→ **What needs to be done**: Gather all lines containing the string "standalone" and copy them out.

--- begin Data shown ---

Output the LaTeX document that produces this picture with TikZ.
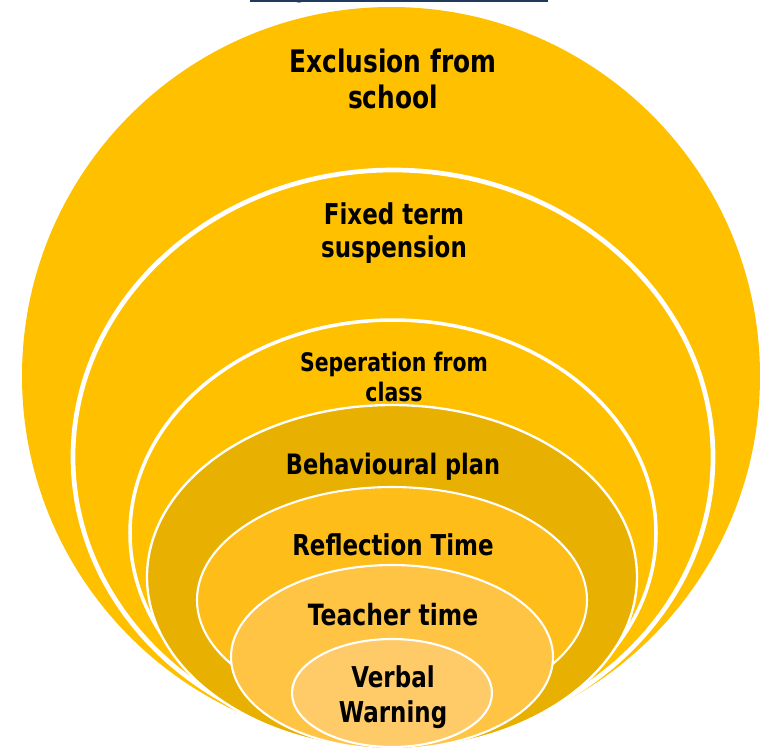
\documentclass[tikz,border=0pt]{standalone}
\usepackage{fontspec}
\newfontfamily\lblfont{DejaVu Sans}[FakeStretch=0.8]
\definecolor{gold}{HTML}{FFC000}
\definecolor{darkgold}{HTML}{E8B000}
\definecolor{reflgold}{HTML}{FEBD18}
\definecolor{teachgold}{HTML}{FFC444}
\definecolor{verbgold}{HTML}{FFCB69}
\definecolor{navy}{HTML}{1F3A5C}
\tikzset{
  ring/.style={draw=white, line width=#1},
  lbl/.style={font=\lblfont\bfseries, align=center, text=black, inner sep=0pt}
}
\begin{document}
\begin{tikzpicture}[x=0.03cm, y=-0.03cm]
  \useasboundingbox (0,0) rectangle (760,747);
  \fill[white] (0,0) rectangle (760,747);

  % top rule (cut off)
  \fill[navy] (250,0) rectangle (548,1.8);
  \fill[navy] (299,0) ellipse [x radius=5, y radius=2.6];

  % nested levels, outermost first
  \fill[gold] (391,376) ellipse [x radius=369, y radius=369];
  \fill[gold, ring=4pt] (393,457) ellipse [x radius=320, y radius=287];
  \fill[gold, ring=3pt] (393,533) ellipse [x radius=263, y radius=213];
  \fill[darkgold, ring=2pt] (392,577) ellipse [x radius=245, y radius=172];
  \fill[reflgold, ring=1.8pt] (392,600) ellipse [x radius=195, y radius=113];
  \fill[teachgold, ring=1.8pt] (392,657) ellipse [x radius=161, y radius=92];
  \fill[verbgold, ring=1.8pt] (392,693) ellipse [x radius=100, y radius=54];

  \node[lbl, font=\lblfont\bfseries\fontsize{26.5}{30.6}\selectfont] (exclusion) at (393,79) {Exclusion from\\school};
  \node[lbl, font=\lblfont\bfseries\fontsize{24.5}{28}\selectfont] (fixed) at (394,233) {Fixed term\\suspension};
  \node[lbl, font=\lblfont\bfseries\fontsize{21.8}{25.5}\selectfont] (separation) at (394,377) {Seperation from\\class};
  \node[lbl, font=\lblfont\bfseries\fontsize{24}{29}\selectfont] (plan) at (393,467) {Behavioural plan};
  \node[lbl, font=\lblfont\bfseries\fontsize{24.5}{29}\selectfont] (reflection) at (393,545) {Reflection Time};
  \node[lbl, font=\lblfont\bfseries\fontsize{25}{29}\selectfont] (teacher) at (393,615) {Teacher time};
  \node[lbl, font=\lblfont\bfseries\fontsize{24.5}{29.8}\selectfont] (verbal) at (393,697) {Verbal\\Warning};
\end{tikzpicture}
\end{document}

--- end Data shown ---
--- begin Data shown ---

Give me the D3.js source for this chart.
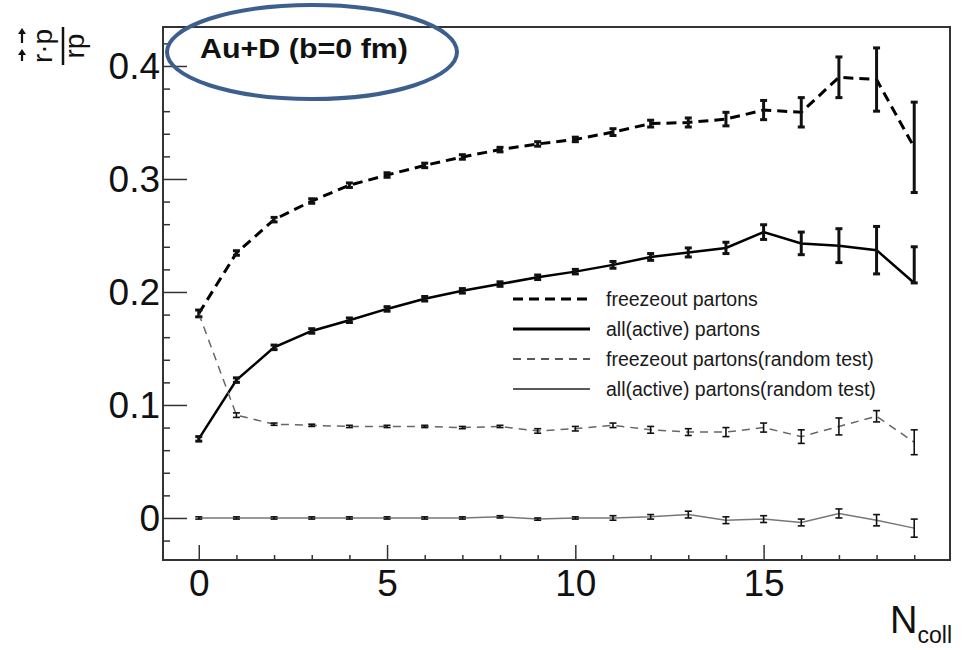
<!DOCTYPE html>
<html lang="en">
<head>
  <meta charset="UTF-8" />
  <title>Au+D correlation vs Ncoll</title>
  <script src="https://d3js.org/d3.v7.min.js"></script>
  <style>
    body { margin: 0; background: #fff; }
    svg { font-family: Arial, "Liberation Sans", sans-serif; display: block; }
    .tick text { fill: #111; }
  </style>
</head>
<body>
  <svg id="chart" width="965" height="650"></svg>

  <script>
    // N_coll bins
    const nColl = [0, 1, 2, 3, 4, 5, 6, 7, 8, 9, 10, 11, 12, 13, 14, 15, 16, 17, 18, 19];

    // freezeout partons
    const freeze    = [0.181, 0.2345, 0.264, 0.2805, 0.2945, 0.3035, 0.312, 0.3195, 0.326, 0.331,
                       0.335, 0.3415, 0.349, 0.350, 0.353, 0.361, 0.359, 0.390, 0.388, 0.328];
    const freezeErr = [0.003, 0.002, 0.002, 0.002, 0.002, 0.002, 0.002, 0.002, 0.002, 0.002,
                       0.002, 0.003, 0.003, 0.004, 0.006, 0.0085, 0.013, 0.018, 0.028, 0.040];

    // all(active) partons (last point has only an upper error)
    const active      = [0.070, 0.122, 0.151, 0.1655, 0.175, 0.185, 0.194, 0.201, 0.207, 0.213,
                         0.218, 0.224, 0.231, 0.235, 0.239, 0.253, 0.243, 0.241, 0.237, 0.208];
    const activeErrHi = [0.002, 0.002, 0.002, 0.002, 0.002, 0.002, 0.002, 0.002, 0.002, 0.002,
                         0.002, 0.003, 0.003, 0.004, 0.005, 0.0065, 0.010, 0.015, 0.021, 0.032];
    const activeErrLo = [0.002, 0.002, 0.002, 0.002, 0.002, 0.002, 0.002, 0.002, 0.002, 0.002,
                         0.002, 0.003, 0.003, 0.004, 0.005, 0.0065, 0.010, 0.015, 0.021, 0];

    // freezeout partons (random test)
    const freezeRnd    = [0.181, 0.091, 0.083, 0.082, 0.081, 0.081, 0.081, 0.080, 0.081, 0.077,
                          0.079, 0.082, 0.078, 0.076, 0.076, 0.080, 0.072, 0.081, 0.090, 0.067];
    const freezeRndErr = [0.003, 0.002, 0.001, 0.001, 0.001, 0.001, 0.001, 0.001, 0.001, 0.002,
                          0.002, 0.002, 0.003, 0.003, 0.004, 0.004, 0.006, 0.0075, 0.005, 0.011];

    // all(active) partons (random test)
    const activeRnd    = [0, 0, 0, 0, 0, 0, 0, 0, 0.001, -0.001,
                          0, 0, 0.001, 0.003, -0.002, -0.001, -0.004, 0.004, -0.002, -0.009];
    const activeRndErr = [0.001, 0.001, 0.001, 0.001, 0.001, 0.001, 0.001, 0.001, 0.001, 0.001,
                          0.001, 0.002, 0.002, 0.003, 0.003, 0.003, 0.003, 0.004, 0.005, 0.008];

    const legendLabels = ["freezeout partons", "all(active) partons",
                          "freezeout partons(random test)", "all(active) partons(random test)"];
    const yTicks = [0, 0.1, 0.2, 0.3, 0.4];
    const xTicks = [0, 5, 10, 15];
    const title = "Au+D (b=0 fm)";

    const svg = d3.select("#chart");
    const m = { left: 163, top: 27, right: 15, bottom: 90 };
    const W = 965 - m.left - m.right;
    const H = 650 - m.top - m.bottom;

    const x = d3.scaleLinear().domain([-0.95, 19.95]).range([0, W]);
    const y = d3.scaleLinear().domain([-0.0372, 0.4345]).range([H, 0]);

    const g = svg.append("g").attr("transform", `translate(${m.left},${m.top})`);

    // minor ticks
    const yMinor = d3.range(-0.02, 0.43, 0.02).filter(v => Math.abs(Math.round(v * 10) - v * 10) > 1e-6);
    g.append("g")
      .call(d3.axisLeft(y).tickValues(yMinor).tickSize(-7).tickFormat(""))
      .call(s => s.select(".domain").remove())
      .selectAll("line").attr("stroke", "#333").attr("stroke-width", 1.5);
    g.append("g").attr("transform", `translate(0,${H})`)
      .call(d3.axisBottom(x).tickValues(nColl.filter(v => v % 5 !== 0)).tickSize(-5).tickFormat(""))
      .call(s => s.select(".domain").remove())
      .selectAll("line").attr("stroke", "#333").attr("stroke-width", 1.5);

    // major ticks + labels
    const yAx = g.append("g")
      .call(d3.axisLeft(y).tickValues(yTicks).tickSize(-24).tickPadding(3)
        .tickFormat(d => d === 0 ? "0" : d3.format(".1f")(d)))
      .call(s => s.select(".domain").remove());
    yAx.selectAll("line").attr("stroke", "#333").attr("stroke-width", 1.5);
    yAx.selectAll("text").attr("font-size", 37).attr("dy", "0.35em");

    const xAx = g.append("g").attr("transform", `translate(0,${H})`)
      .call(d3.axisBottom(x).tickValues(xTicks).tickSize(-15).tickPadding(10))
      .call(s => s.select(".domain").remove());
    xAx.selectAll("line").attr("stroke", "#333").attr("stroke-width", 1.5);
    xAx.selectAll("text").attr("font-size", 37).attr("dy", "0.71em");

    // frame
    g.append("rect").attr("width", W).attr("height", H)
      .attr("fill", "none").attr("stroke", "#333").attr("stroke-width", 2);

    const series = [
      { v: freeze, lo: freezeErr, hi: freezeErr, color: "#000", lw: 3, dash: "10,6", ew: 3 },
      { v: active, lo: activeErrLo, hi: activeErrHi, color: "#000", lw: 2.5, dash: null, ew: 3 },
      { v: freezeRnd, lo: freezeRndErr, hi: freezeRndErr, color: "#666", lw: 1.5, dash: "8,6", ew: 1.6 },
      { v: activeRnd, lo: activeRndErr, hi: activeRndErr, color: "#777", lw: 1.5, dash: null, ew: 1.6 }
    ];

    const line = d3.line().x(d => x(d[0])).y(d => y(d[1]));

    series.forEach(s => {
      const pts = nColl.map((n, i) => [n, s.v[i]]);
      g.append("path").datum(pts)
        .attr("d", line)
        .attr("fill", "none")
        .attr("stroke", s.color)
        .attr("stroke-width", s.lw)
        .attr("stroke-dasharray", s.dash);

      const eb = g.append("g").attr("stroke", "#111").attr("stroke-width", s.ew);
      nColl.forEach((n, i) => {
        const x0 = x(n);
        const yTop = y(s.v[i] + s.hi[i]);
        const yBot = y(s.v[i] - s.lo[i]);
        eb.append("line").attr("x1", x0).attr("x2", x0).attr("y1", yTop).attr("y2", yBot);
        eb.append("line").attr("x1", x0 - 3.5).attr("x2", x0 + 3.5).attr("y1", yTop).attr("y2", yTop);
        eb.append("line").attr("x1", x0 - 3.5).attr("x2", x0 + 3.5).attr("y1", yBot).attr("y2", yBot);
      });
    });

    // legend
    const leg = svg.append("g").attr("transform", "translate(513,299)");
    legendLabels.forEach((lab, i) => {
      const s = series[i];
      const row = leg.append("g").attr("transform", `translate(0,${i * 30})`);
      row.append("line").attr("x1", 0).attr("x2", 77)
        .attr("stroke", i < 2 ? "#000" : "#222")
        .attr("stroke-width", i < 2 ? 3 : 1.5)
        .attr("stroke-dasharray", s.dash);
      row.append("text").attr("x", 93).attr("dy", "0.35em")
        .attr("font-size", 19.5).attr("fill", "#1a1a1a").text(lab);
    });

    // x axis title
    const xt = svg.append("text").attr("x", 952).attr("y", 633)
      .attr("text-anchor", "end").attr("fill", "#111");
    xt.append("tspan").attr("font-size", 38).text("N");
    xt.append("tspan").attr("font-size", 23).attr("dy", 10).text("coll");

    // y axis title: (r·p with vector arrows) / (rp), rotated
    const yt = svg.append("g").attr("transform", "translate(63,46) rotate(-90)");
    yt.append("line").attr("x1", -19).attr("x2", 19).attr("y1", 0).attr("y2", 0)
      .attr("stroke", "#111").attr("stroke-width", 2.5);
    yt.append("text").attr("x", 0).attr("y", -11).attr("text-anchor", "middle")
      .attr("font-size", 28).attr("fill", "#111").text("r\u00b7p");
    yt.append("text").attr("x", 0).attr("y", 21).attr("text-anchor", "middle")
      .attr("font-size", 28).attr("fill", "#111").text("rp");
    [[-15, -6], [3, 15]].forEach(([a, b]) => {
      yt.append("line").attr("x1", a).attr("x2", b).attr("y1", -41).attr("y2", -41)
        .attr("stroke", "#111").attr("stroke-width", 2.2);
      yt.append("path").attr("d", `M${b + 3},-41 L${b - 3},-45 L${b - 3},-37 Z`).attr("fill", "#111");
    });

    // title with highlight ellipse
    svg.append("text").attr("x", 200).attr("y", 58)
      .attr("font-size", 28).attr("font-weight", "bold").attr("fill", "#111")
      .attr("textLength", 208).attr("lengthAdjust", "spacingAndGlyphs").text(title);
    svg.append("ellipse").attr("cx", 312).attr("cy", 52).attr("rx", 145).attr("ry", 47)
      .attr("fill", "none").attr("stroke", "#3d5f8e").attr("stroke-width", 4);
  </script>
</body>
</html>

--- end Data shown ---
--- begin Data shown ---

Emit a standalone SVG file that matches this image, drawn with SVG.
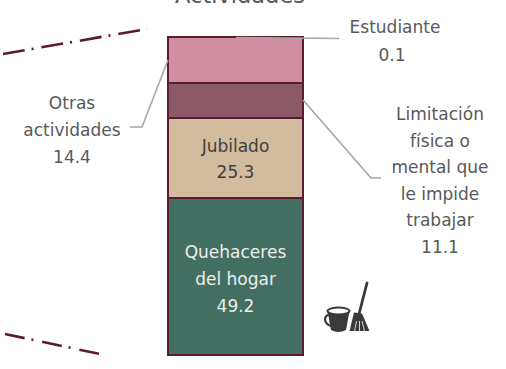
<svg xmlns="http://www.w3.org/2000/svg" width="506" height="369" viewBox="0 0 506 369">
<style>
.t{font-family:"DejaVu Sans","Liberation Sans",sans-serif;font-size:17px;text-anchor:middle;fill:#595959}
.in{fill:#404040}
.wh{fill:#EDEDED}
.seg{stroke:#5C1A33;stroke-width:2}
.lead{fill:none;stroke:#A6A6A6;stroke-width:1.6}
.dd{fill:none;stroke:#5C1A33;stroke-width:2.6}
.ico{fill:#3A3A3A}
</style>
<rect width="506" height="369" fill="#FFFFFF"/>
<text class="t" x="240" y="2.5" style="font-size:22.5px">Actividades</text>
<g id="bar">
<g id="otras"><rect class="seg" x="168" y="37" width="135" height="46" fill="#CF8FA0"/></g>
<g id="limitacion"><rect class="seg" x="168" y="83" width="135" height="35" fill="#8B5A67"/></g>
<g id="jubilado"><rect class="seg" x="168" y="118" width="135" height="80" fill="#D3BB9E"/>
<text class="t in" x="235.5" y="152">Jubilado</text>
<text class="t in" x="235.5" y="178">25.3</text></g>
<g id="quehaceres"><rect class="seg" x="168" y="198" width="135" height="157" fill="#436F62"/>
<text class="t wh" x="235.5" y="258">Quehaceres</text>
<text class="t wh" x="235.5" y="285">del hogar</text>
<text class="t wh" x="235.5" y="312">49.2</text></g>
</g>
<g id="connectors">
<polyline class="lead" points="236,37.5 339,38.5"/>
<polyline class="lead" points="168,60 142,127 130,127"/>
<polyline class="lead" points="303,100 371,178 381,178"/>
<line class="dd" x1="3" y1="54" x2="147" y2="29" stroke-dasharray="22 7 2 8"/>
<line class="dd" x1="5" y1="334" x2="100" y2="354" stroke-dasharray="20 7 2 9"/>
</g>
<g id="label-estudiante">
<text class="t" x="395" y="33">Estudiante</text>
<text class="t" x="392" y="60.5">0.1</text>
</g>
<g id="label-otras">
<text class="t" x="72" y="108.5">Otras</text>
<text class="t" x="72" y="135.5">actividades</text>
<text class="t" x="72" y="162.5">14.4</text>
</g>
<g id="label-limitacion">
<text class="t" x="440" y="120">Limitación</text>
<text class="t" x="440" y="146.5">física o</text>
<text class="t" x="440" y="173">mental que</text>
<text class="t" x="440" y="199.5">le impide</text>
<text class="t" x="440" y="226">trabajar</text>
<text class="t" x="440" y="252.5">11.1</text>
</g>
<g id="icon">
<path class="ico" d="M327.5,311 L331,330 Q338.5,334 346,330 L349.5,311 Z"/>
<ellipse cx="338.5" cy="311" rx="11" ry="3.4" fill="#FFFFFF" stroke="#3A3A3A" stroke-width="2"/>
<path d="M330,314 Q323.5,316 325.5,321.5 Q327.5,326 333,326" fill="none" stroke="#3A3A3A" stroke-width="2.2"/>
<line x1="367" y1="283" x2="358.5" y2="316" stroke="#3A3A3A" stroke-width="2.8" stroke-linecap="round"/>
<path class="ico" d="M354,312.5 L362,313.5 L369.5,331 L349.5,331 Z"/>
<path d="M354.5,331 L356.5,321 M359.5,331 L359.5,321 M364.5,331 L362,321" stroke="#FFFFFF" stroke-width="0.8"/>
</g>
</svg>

--- end Data shown ---

→ **Task answer**:
\documentclass[tikz,border=0pt]{standalone}
Emit a standalone SVG file that matches this image, drawn with SVG.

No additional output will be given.